"Choo-Choo" - When I was little, my parents bought a train set for our basement playroom. It was, I don't know, about eight feet long? Five feet wide? Or, maybe it was ten feet long. I haven't seen it for years so my guess is, if I looked at it today, it might very well be only about one by two feet. I'll tell you one thing, to a four year old it pretty much looked like a NYC block. It was big, brown, with long green stretches that looked like open prairie. The first time I saw that set, it was the most exciting thing I'd ever seen.
We had Lionel trains. There were two engines - one was the old fashioned type of, I guess you'd call it a choo-choo train; the kind that tugged a long series of freight cars, with it's bright red caboose pulling up the rear. That engine was black, (it looked a lot like the one above), with that silver metal bar-like post attached to the wheels, the one that moved up, down and around as the wheels spun. I always liked that motion for some reason. That engine made a whistling noise and I have to tell you - it sounded just like a real train. It was wild. I remember one day, my dad showed up holding a little box filled with tiny white tablets, which you placed in the similarly tiny smokestack at the train's front. As the engine heated up from the electricity flowing through the tracks, a thin white wisp of smoke streamed from the engine. The whistling, the smoke, that silver bar moving up and down - I was in heaven.
The other engine was a more modern, "Amtrak," type of machine and this train pulled passenger cars like the one down below. I loved the sleek, silver, rectangular look of these trains and the way the passenger car windows would light up, showing off the tiny profiles of people as they chatted with one another and enjoyed their meals in the dining car, (you can see this on the train to the right). Well, I'm figuring that's what those folks were doing and I could have sworn I always saw my Nana Ann in there whenever we took the trains out for a spin. Back in the late 60's, we used to go and pick up Nana at the Springfield, Massachusetts train station, so it didn't take much for my imagination to simply transfer that experience over to our toy basement set.
I used to love heading down to the basement to play engineer. And there was nothing better than running both trains at once and turning off the lights for the complete night-time experience. The sounds, the smoke, the lights of the little plastic towns complete with gas stations, cars and people ... there was even a little helicopter somewhere on the open prairie. I'm not sure that really fit in well with the set, but that didn't matter. It was still exciting to have it there. Sure, I my siblings and I were mere observers in the early years; my Dad was chief engineer and we were instructed to stay clear of the set when my parents weren't around. The electricity was too dangerous, I suppose. But, years later, it was time for my sister and me to take over the controls and then it was my brother's turn after that. So many times I would head downstairs and get lost in that little Lionel world. It was relaxing - I can remember that feeling. And yes, sometimes, the "boy" in me would take over. I remember sometimes speeding up the trains so much, that they'd take off and fly from the tracks. But as you might imagine, after 15 crashes or so, there wasn't a whole hell of a lot of mystery in the accident scene. You should know, however, that I never purposely crashed the passenger train. All tragedies were reserved solely for the coal, flatbed and general freight cars. No lives were ever lost in that basement. After all, how could I ever hurt my Nana Ann?
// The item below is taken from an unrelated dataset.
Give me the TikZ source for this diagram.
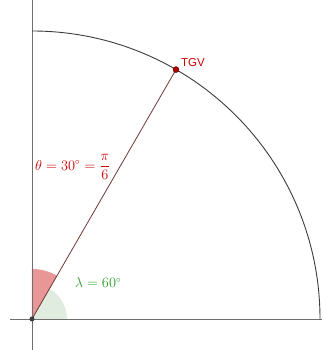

Take A Look At This - Well ... if my eyes popped out of my head when I was 4 looking at my Lionel basement set, I can't imagine what it must be like for 4-year old encountering what you see here. To me this was, perhaps, the biggest - I guess you'd call it a "train set" - I had ever seen. It's actually a collection, an association ... a train set conglomerate. I wrote a bit about seeing this a few posts ago when I had wandered down to Union Station and met a few model train hobbyists as they were setting up this beauty. (See above - you have to look carefully to see the people in the photo and this will give you a better sense of the scale of the project).
Well, it's finished now - completely set up. I snapped off a few photos so you can see what I'm talking about but, to tell you the truth, there was no way to get a good shot of what I'm talking about here. My little Canon digital isn't set up to give you the full flavor. It was one thing to see the people setting up the train early one weekday morning with just a few people milling around the station. It was something else to see the system fully up and running, with kids running around the outside boundary, putting their little hands up to the glass, mouths open, eyes as wide as ... well ... I'm guessing that's what my eyes looked like the first time I saw that basement train set.
2 comments:
Wow! What a great post. Thanks for taking us all back a few days in our "rememberer". I had a wind up train. Track about a yard long and two feet wide. But I enjoyed it as much as if it were real. Wonder where all those things went?
However, you answered that question.......they live still in our memories.